O atônito sujeito da foto é o simpático personagem principal de um estranho e extraordinário documentário: As Mortes de Dick Johnson (Dick Johnson Is Dead, 2020), em cartaz na Netflix.
Basicamente, a filha dele, a cineasta Kirsten Johnson, resolveu homenagear o pai em vida, antes que a morte levasse seu corpo ou, no mínimo, sua memória ficasse gravemente comprometida. O viúvo Dick, aos 80 e tantos anos, começa a apresentar os sintomas do Alzheimer, mesma doença que acabou por, na prática, lhe separar eternamente de sua amada esposa. É hora de se aposentar do trabalho como psiquiatra, de parar de dirigir, de se mudar da casa grande em Seattle para o outro lado do Estados Unidos, para morar com a filha e os netos num pequeno apartamento de Nova York.
Kirsten, 55 anos, a filha, foi diretora de fotografia em documentários premiados, como O Juramento (2010), sobre dois homens cujas vidas se cruzam com o de Osama bin Laden, e Cidadãoquatro (2014), sobre Edward Snowden, o analista de sistemas que tornou públicos detalhes de vários programas que constituem o sistema norte-americano de vigilância global. Ambos foram dirigidos por Laura Poitras, e este último recebeu o Oscar da categoria.
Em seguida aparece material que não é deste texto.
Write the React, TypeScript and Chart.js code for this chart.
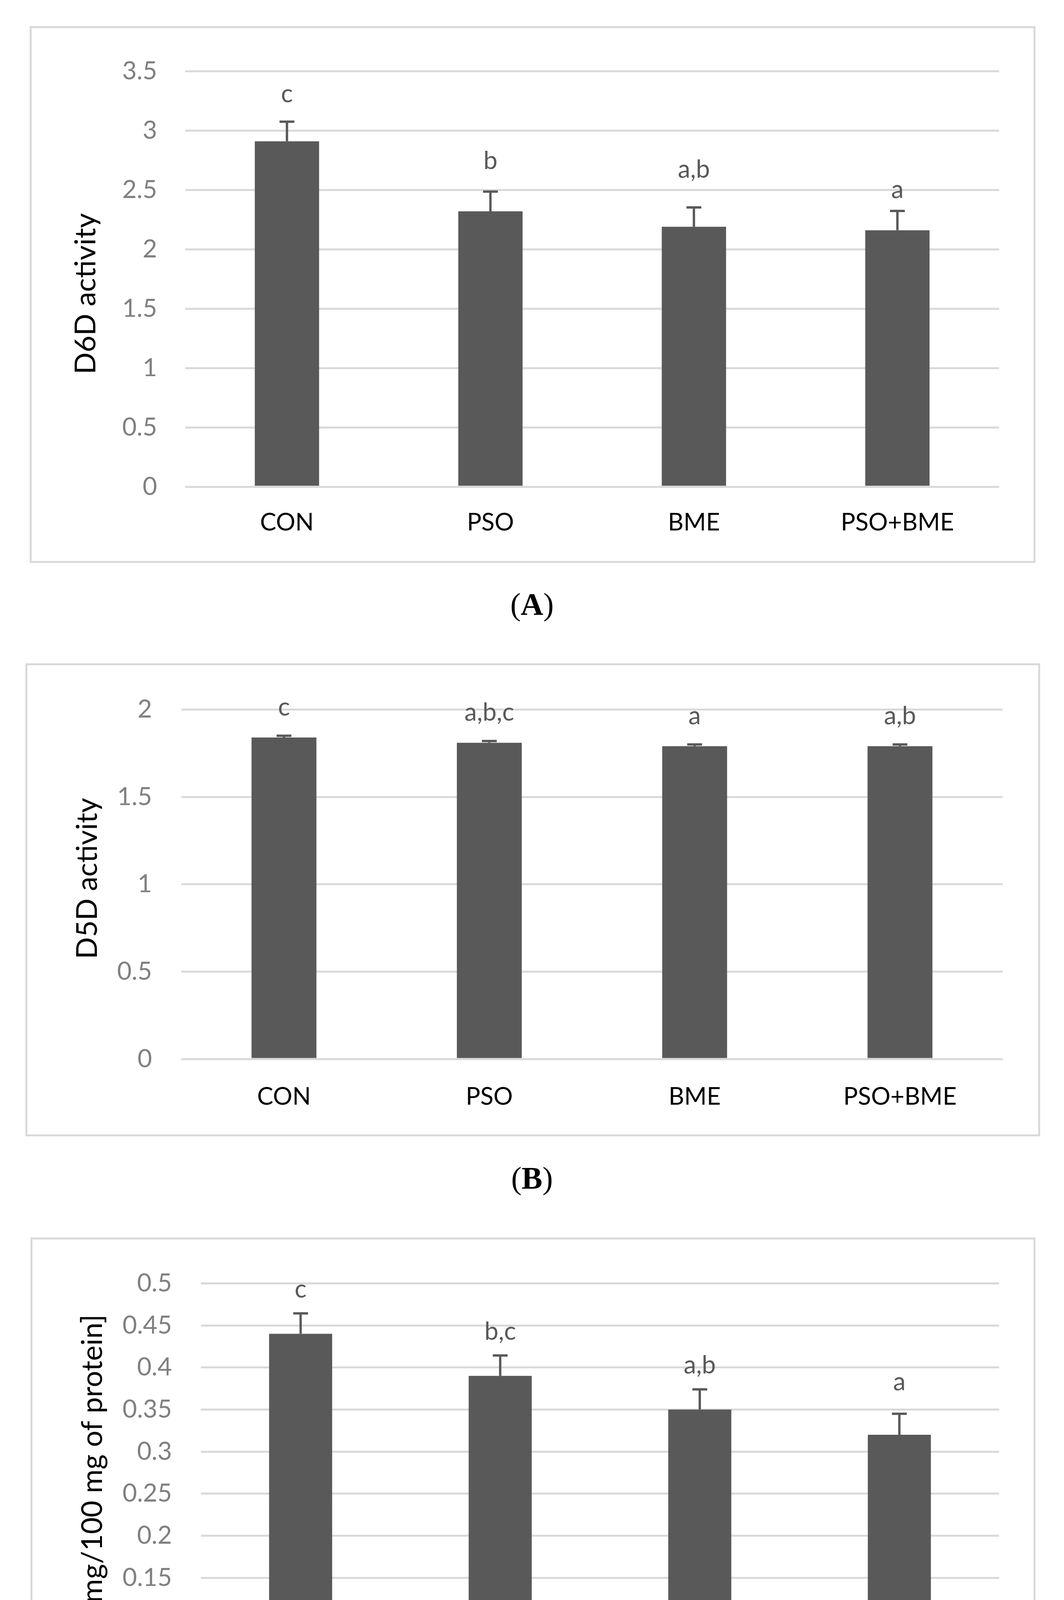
import React, { useEffect, useRef } from "react";
import { Chart, registerables } from "chart.js";

Chart.register(...registerables);

// ---------------- data ----------------
const categories = ["CON", "PSO", "BME", "PSO+BME"];

const d6dValues = [2.91, 2.32, 2.19, 2.16];
const d6dErrors = [0.165, 0.166, 0.163, 0.163];
const d6dLetters = ["c", "b", "a,b", "a"];
const d6dLetterBase = [3.239, 2.674, 2.603, 2.432];
const d6dTicks = [0, 0.5, 1, 1.5, 2, 2.5, 3, 3.5];
const d6dTickLabels = ["0", "0.5", "1", "1.5", "2", "2.5", "3", "3.5"];

const d5dValues = [1.84, 1.81, 1.79, 1.79];
const d5dErrors = [0.01, 0.01, 0.01, 0.01];
const d5dLetters = ["c", "a,b,c", "a", "a,b"];
const d5dLetterBase = [1.965, 1.937, 1.917, 1.917];
const d5dTicks = [0, 0.5, 1, 1.5, 2];
const d5dTickLabels = ["0", "0.5", "1", "1.5", "2"];

const aaValues = [0.44, 0.39, 0.35, 0.32];
const aaErrors = [0.0243, 0.0243, 0.024, 0.025];
const aaLetters = ["c", "b,c", "a,b", "a"];
const aaLetterBase = [0.483, 0.433, 0.393, 0.373];
const aaTicks = [0, 0.05, 0.1, 0.15, 0.2, 0.25, 0.3, 0.35, 0.4, 0.45, 0.5];
const aaTickLabels = ["0", "0.05", "0.1", "0.15", "0.2", "0.25", "0.3", "0.35", "0.4", "0.45", "0.5"];

// ---------------- styling ----------------
const FONT = "Lato, 'Open Sans', sans-serif";
const BAR = "#595959";
const GRID = "#d9d9d9";
const TICK = "#808080";
const BORDER = 5;

type Panel = {
  caption: string;
  title: string;
  values: number[];
  errors: number[];
  letters: string[];
  letterBase: number[];
  ticks: number[];
  tickLabels: string[];
  box: { left: number; top: number; width: number; height: number };
  area: { left: number; right: number; top: number; bottom: number };
  titleX: number;
  titleY: number;
  xPad: number;
  yPad: number;
  captionTop: number;
};

const panels: Panel[] = [
  {
    caption: "A",
    title: "D6D activity",
    values: d6dValues,
    errors: d6dErrors,
    letters: d6dLetters,
    letterBase: d6dLetterBase,
    ticks: d6dTicks,
    tickLabels: d6dTickLabels,
    box: { left: 76, top: 67, width: 2574, height: 1374 },
    area: { left: 474, right: 2557, top: 161, bottom: 1246 },
    titleX: 220,
    titleY: 752,
    xPad: 55,
    yPad: 72,
    captionTop: 1507,
  },
  {
    caption: "B",
    title: "D5D activity",
    values: d5dValues,
    errors: d5dErrors,
    letters: d5dLetters,
    letterBase: d5dLetterBase,
    ticks: d5dTicks,
    tickLabels: d5dTickLabels,
    box: { left: 65, top: 1698, width: 2597, height: 1211 },
    area: { left: 464, right: 2566, top: 1793, bottom: 2711 },
    titleX: 224,
    titleY: 2249,
    xPad: 60,
    yPad: 75,
    captionTop: 2976,
  },
  {
    caption: "C",
    title: "AA [mg/100 mg of protein]",
    values: aaValues,
    errors: aaErrors,
    letters: aaLetters,
    letterBase: aaLetterBase,
    ticks: aaTicks,
    tickLabels: aaTickLabels,
    box: { left: 78, top: 3168, width: 2572, height: 1387 },
    area: { left: 514, right: 2557, top: 3262, bottom: 4362 },
    titleX: 237,
    titleY: 3804,
    xPad: 55,
    yPad: 74,
    captionTop: 4622,
  },
];

function PanelChart({ p }: { p: Panel }) {
  const ref = useRef<HTMLCanvasElement | null>(null);
  const ox = p.box.left + BORDER;
  const oy = p.box.top + BORDER;
  const cw = p.box.width - 2 * BORDER;
  const ch = p.box.height - 2 * BORDER;

  useEffect(() => {
    if (!ref.current) return;
    const extras = {
      id: "extras",
      afterDatasetsDraw(chart: any) {
        const ctx = chart.ctx;
        const y = chart.scales.y;
        const meta = chart.getDatasetMeta(0);
        ctx.save();
        // error bars
        ctx.strokeStyle = BAR;
        ctx.lineWidth = 6;
        meta.data.forEach((bar: any, i: number) => {
          const x = bar.x;
          const y0 = y.getPixelForValue(p.values[i]);
          const y1 = y.getPixelForValue(p.values[i] + p.errors[i]);
          ctx.beginPath();
          ctx.moveTo(x, y0);
          ctx.lineTo(x, y1);
          ctx.moveTo(x - 19, y1);
          ctx.lineTo(x + 19, y1);
          ctx.stroke();
        });
        // significance letters
        ctx.fillStyle = BAR;
        ctx.font = `64px ${FONT}`;
        ctx.textAlign = "center";
        ctx.textBaseline = "alphabetic";
        meta.data.forEach((bar: any, i: number) => {
          ctx.fillText(p.letters[i], bar.x, y.getPixelForValue(p.letterBase[i]));
        });
        // axis title
        ctx.fillStyle = "#000000";
        ctx.font = `74px ${FONT}`;
        ctx.textBaseline = "middle";
        ctx.translate(p.titleX - ox, p.titleY - oy);
        ctx.rotate(-Math.PI / 2);
        ctx.fillText(p.title, 0, 0);
        ctx.restore();
      },
    };

    const chart = new Chart(ref.current, {
      type: "bar",
      data: {
        labels: categories,
        datasets: [
          {
            data: p.values,
            backgroundColor: BAR,
            borderWidth: 0,
            categoryPercentage: 1,
            barPercentage: 0.316,
          },
        ],
      },
      options: {
        animation: false,
        responsive: false,
        devicePixelRatio: 1,
        layout: {
          padding: {
            left: 0,
            top: p.area.top - oy,
            right: cw - (p.area.right - ox),
            bottom: 0,
          },
        },
        plugins: {
          legend: { display: false },
          tooltip: { enabled: false },
          title: { display: false },
        },
        scales: {
          x: {
            type: "category",
            grid: { display: false, drawTicks: false },
            border: { display: false },
            ticks: {
              color: "#000000",
              font: { family: FONT, size: 62 },
              padding: p.xPad,
              maxRotation: 0,
              autoSkip: false,
            },
            afterFit: (s: any) => {
              s.height = ch - (p.area.bottom - oy);
            },
          },
          y: {
            min: 0,
            max: p.ticks[p.ticks.length - 1],
            grid: { color: GRID, lineWidth: 5, drawTicks: false },
            border: { display: false },
            ticks: {
              color: TICK,
              font: { family: FONT, size: 64 },
              padding: p.yPad,
              callback: (_v: any, i: number) => p.tickLabels[i],
            },
            afterBuildTicks: (s: any) => {
              s.ticks = p.ticks.map((v) => ({ value: v }));
            },
            afterFit: (s: any) => {
              s.width = p.area.left - ox;
            },
          },
        },
      },
      plugins: [extras],
    });
    return () => chart.destroy();
  }, []);

  return (
    <>
      <div
        style={{
          position: "absolute",
          left: p.box.left,
          top: p.box.top,
          width: p.box.width,
          height: p.box.height,
          boxSizing: "border-box",
          border: `${BORDER}px solid ${GRID}`,
          background: "#ffffff",
        }}
      >
        <canvas ref={ref} width={cw} height={ch} style={{ display: "block", width: cw, height: ch }} />
      </div>
      <div
        style={{
          position: "absolute",
          left: 0,
          top: p.captionTop,
          width: 2723,
          textAlign: "center",
          fontFamily: "'Liberation Serif', 'Times New Roman', serif",
          fontSize: 80,
          lineHeight: "80px",
          color: "#000",
        }}
      >
        (<b>{p.caption}</b>)
      </div>
    </>
  );
}

export default function App() {
  return (
    <div style={{ position: "absolute", left: 0, top: 0, width: 2723, height: 4735, background: "#fff" }}>
      {panels.map((p) => (
        <PanelChart key={p.caption} p={p} />
      ))}
    </div>
  );
}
Em 2016, ela assinou como diretora o multipremiado Cameraperson, constituído de imagens captadas por Kirsten ao longo dos seus 25 anos de carreira, nos países que ela visitou, como Afeganistão, Bósnia, Iêmen e Libéria, além do campo de prisioneiros de Guantánamo e da conflagrada cidade de Darfur, no Sudão. O documentário foi elogiado tanto por suas reflexões técnicas quanto por suas reflexões éticas. Sua família já aparecia ali, assim como o tema da memória.
Em As Mortes de Dick Johnson, a homenagem ao pai é também uma homenagem ao ofício de Kirsten, o do cinema, capaz de eternizar as coisas e as pessoas, e capaz também de matar sem matar. Você entenderá ao assistir a este filme feito com muito amor e humor.
Sim, humor. Eis um curioso contraponto, digamos, a outro documentário fascinante que chegou recentemente à Netflix, Contornando a Morte (2018). Se neste último uma família tailandesa parece não saber lidar com a perda e o luto pela filha de dois anos, no título americano os Johnson encontraram uma maneira própria e peculiar de se conciliar com o inevitável.